Après la rafle / Arnaud Delalande, Laurent Bidot, Clémence Jollois
Les habitants
du Loiret connaissent maintenant assez bien, grâce au travail du Cercil
(désormais partie intégrante du Mémorial de la Shoah et de la
déportation), l'histoire des camps de Jargeau, Pithiviers et Beaune la
Rolande, qui ont servi au rassemblement des Juifs avant leur
déportation vers les camps de la mort. Appuyé sur le témoignage d'un
homme qui y a été détenu lorsqu'il était enfant, ce récit éclaire une
autre facette de cette terrible histoire : celle de la vie des enfants juifs dans la France occupée.
Joseph Weismann avait 11 ans lorsque ses parents,
ses deux soeurs et lui ont été arrêtés lors de la rafle du Vel' d'hiv'.
Il raconte l'incrédulité d'une famille juive ordinaire devant les
mesures répressives qui leur sont imposées, et la confiance qu'elle
continue malgré tout de faire au gouvernement.
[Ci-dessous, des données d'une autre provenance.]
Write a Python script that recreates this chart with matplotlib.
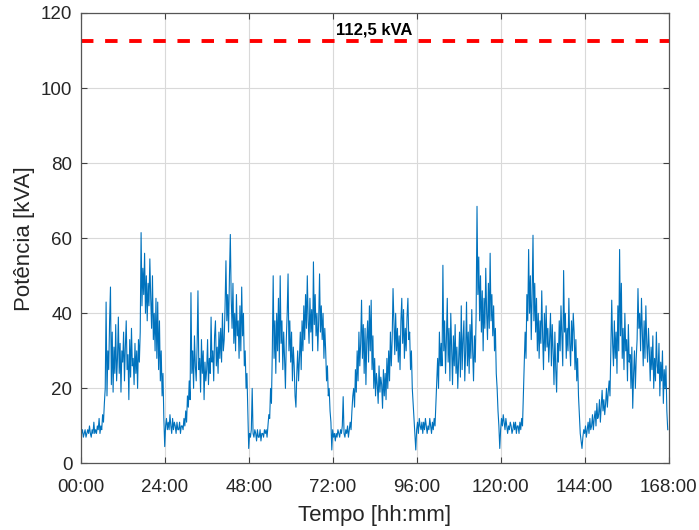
import numpy as np
import matplotlib
matplotlib.use("Agg")
import matplotlib.pyplot as plt

# Apparent power, 15-minute samples (4 per hour), one list per day
day1 = [11, 8, 9, 7, 8, 9, 7, 8, 9, 8, 10, 8, 7, 9, 8, 11, 8, 9, 8, 10, 9, 12, 8, 10,
        9, 13, 11, 16, 20, 43, 18, 30, 25, 38, 47, 21, 35, 19, 31, 24, 37, 22, 28, 39,
        24, 32, 19, 30, 27, 35, 22, 31, 38, 25, 29, 17, 33, 23, 36, 26, 28, 21, 32, 24,
        30, 20, 33, 27, 35, 61.5, 42, 52, 45, 56, 40, 50, 38, 48, 42, 54.5, 44, 36, 50, 33,
        40, 30, 44, 28, 43, 25, 38, 22, 30, 18, 24, 12]
day2 = [4.5, 10, 12, 9, 11, 9, 13, 10, 8, 12, 9, 11, 10, 8, 11, 9, 9, 11, 8, 10, 10, 9, 12, 10,
        14, 11, 18, 15, 22, 17, 45.5, 24, 30, 20, 34, 26, 22, 31, 46, 25, 28, 19, 33, 24,
        30, 17, 27, 22, 25, 33, 21, 28, 24, 39, 27, 30, 22, 34, 38, 26, 31, 24, 35, 28,
        36, 27, 40, 30, 33, 42, 54, 38, 45, 35, 50, 61, 44, 36, 48, 32, 40, 30, 45, 34,
        38, 28, 42, 30, 47, 34, 40, 26, 30, 20, 24, 14]
day3 = [4, 8, 7, 9, 20, 8, 7, 9, 8, 6, 9, 7, 7, 9, 6, 8, 8, 7, 9, 8, 9, 7, 10, 13,
        12, 20, 16, 30, 50, 28, 38, 24, 40, 30, 44, 27, 50, 32, 38, 25, 35, 28, 20, 33,
        40, 50.5, 30, 38, 27, 35, 22, 31, 26, 18, 15, 24, 30, 22, 28, 35, 25, 38, 30, 42,
        33, 45, 36, 50, 38, 32, 44, 35, 41, 30, 53.7, 37, 45, 34, 40, 30, 38, 50.5, 35, 42,
        33, 40, 28, 36, 30, 22, 26, 18, 20, 14, 11, 3.6]
day4 = [9, 7, 8, 6, 8, 7, 9, 8, 7, 9, 8, 10, 17.8, 8, 7, 9, 8, 10, 7, 9, 11, 9, 14, 18,
        20, 15, 25, 19, 30, 22, 35, 26, 32, 43.5, 28, 37, 24, 36, 21, 33, 38, 27, 42, 30,
        43.5, 25, 34, 20, 28, 18, 24, 21, 16, 26, 19, 23, 21, 14.7, 25, 18, 24, 17, 28, 20,
        30, 22, 35, 26, 33, 46.6, 38, 29, 40, 30, 36, 27, 34, 25, 38, 44, 32, 41, 28, 36,
        30, 39, 44, 33, 35, 25, 30, 20, 16, 12, 8, 3.6]
day5 = [9, 11, 8, 12, 10, 9, 11, 8, 11, 9, 12, 10, 8, 10, 9, 12, 10, 8, 11, 9, 12, 10, 16, 22,
        28, 20, 35, 26, 32, 26, 52.8, 30, 38, 24, 33, 44, 27, 36, 22, 40, 30, 21, 34, 26,
        37, 24, 31, 20, 28, 35, 23, 42, 25, 33, 38, 22, 30, 43, 26, 35, 24, 37, 28, 41,
        30, 22, 34, 27, 40, 68.5, 45, 55, 38, 50, 35, 46, 30, 44, 36, 52, 40, 33, 48, 36,
        56, 38, 45, 34, 42, 30, 36, 24, 20, 14, 10, 4]
day6 = [9, 12, 10, 13, 11, 9, 12, 10, 8, 10, 9, 11, 10, 8, 9, 11, 9, 11, 8, 10, 10, 8, 11, 9,
        12, 10, 18, 26, 35, 28, 45, 38, 57, 40, 50, 33, 45, 60.8, 38, 48, 35, 44, 30, 40,
        28, 38, 32, 46, 34, 25, 40, 30, 42, 31, 36, 27, 33, 40, 26, 37, 30, 21, 35, 25,
        19, 32, 27, 38, 30, 42, 34, 26, 51.4, 35, 40, 28, 36, 30, 44, 32, 26, 38, 30, 40,
        35, 25, 33, 22, 28, 18, 13, 8, 6, 4, 7, 9]
day7 = [8, 10, 7, 9, 11, 8, 12, 9, 10, 13, 9, 12, 14, 10, 16, 12, 13, 17, 11, 15, 19.5, 14, 17, 13,
        16, 20, 15, 19, 22, 18, 30, 43.5, 32, 26, 38, 28, 35, 24, 42, 30, 57, 34, 48, 28,
        36, 25, 40, 30, 33, 22, 37, 27, 29, 20, 31, 14.7, 24, 30, 20, 28, 33, 46.6, 36, 40,
        30, 44, 35, 26, 38, 28, 42, 32, 27, 36, 30, 22, 31, 25, 34, 20, 28, 22, 35, 26,
        24, 32, 18, 27, 22, 30, 16, 25, 20, 26, 14, 9]

power_kva = np.array(day1 + day2 + day3 + day4 + day5 + day6 + day7, dtype=float)
hours = np.arange(power_kva.size) * 0.25

transformer_kva = 112.5
transformer_label = "112,5 kVA"
x_ticks = list(range(0, 169, 24))
x_tick_labels = [f"{h:02d}:00" for h in x_ticks]
y_ticks = list(range(0, 121, 20))

plt.rcParams["font.family"] = ["Liberation Sans", "DejaVu Sans"]
text_color = "#262626"

fig = plt.figure(figsize=(6.99, 5.30), dpi=100)
ax = fig.add_axes([0.1155, 0.1255, 0.841, 0.85])

ax.plot(hours, power_kva, color="#0072BD", linewidth=0.8)
ax.axhline(transformer_kva, color="#FF0000", linewidth=2.8, dashes=(3.2, 3.0))
ax.text(84, transformer_kva + 1.0, transformer_label, ha="center", va="bottom",
        fontsize=12, fontweight="bold", color="black")

ax.set_xlim(0, 168)
ax.set_ylim(0, 120)
ax.set_xticks(x_ticks)
ax.set_xticklabels(x_tick_labels)
ax.set_yticks(y_ticks)
ax.grid(True, color="#d9d9d9", linewidth=0.8)
ax.set_axisbelow(True)

ax.tick_params(direction="in", length=4, width=0.8, colors="#404040",
               labelcolor=text_color, labelsize=13.5, top=True, right=True)
ax.tick_params(axis="x", pad=11)
ax.tick_params(axis="y", pad=6)
for s in ax.spines.values():
    s.set_color("#555555")
    s.set_linewidth(0.9)

ax.set_xlabel("Tempo [hh:mm]", fontsize=16, color=text_color, labelpad=7)
ax.set_ylabel("Potência [kVA]", fontsize=16, color=text_color, labelpad=4)

fig.savefig("out.png", dpi=100)
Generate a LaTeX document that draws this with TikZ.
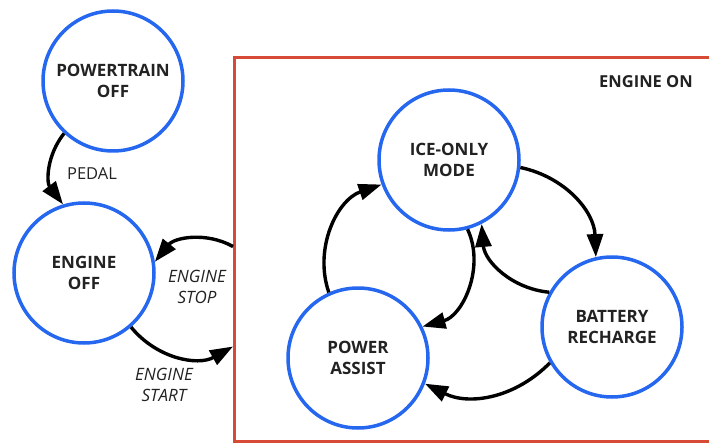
\documentclass[tikz,border=0pt]{standalone}
\usepackage{fontspec}
\setmainfont{Open Sans}
\usetikzlibrary{arrows.meta}
\definecolor{stateblue}{RGB}{38,103,240}
\definecolor{engonred}{RGB}{214,74,54}
\definecolor{textgray}{RGB}{34,34,34}

\begin{document}
\begin{tikzpicture}[x=1pt, y=1pt,
    state/.style={circle, draw=stateblue, line width=3.5pt, fill=white,
      minimum size=140pt, inner sep=0pt, align=center, text=textgray,
      font=\fontsize{17}{21.5}\selectfont\bfseries},
    trans/.style={line width=3.4pt, -{Triangle[length=23pt,width=16pt]}},
    lbl/.style={text=textgray, align=center,
      font=\fontsize{17}{21.5}\selectfont\itshape}]
  \useasboundingbox (0,0) rectangle (709,445);

  % Engine-on frame
  \node[draw=engonred, line width=3pt, minimum width=487pt, minimum height=384pt,
    inner sep=0pt, anchor=south west] (engon) at (233,2) {};
  \node[text=textgray, font=\fontsize{16.5}{20}\selectfont\bfseries] (engonlbl) at (646,363) {ENGINE ON};
  \coordinate (stopout) at ([yshift=3pt]engon.west);
  \coordinate (startin) at ([yshift=-97pt]engon.west);

  % States
  \node[state] (ptoff) at (113,364) {POWERTRAIN\\OFF};
  \node[state] (eoff)  at (84,172)  {ENGINE\\OFF};
  \node[state] (ice)   at (449,285) {ICE-ONLY\\MODE};
  \node[state] (pa)    at (358,87)  {POWER\\ASSIST};
  \node[state] (br)    at (612,118) {BATTERY\\RECHARGE};

  % Outer transitions
  \draw[trans] (ptoff.227) to[bend right=38] (eoff.107);
  \draw[trans] (stopout) to[bend right=40] (eoff.9);
  \draw[trans] (eoff.311) to[bend right=40] (startin);

  \node[text=textgray, font=\fontsize{16.5}{20}\selectfont] (pedal) at (92,271) {PEDAL};
  \node[lbl] (stoplbl)  at (197,158) {ENGINE\\STOP};
  \node[lbl] (startlbl) at (164,60)  {ENGINE\\START};

  % Engine-on transitions
  \draw[trans] (ice.354) to[bend left=38] (br.103);
  \draw[trans] (br.151)  to[bend left=40] (ice.297);
  \draw[trans] (br.210)  to[bend left=36] (pa.339);
  \draw[trans] (pa.114)  to[bend left=45] (ice.200);
  \draw[trans] (ice.285) to[bend left=50] (pa.26);
\end{tikzpicture}
\end{document}
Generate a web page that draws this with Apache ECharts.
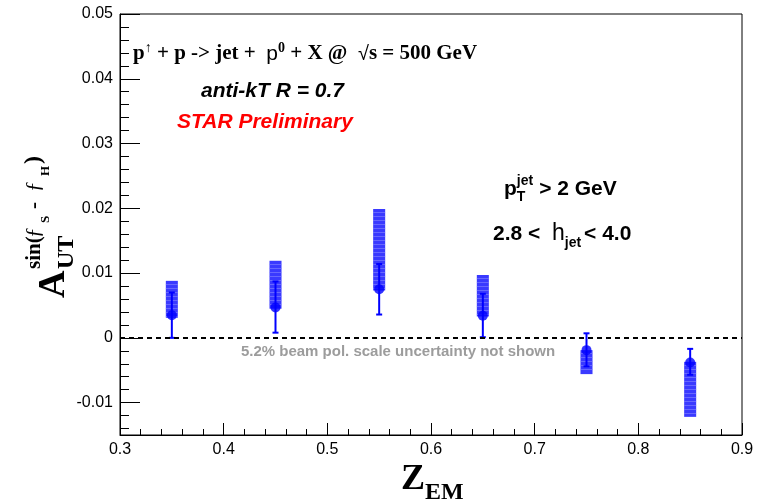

En parallèle, il
imbrique les négociations entre Français et Allemands sur la mise en
place des arrestations. Joseph et sa famille resteront cinq jours au
Vélodrome d'Hiver, avant d'être transférés au camp de Beaune la
Rolande. En 1942, les ordres de déportation allemands ne concernent que
les adultes, les familles sont donc séparées et des centaines d'enfants
restent seuls dans le camp. Avec un garçon de son âge, Jo, Joseph
décide de s'enfuir. C'est la partie la plus singulière de cet album,
qui suit les enfants dans leur projet et sa mise à exécution, et
surtout dans la vie hors du camp, les portes des braves gens qui se
ferment, ceux qui les livrent à la police, mais aussi les gendarmes qui
ferment les yeux, l'orphelinat, les familles d'accueil plus ou moins
intéressées, l'antisémitisme enraciné, puis la Libération, l'attente
interminable de parents qui ne reviennent pas. Et la vie qu'il faut
construire après, apprendre un métier, fonder une famille. La mémoire
qu'il faut bâtir elle aussi, entre les souvenirs, les lieux d'un passé
qu'on a effacé (les camps du Loiret ont été rasés après la guerre), et
finalement le devoir de mémoire, suggéré par Simone Weil (rencontrée
lors d'une conférence) et assumé au travers d'une multitude de
rencontres dans des établissements scolaires.
"Mon nom est Jo Weismann. Et je vous en prie, mes enfants... N'acceptez pas l'inacceptable."
Le témoignage de Joseph Weismann a inspiré un film,
"La Rafle" (2010), un livre, "Après la rafle" (2011), et cet album qui
en est l'adaptation. Un album utile en collège et en lycée pour
poursuivre le devoir de mémoire.
Références :
Après la rafle / Arnaud Delalande, Laurent Bidot, Clémence Jollois. Les Arènes, 2022. 979-10-375-0569-9. 21€.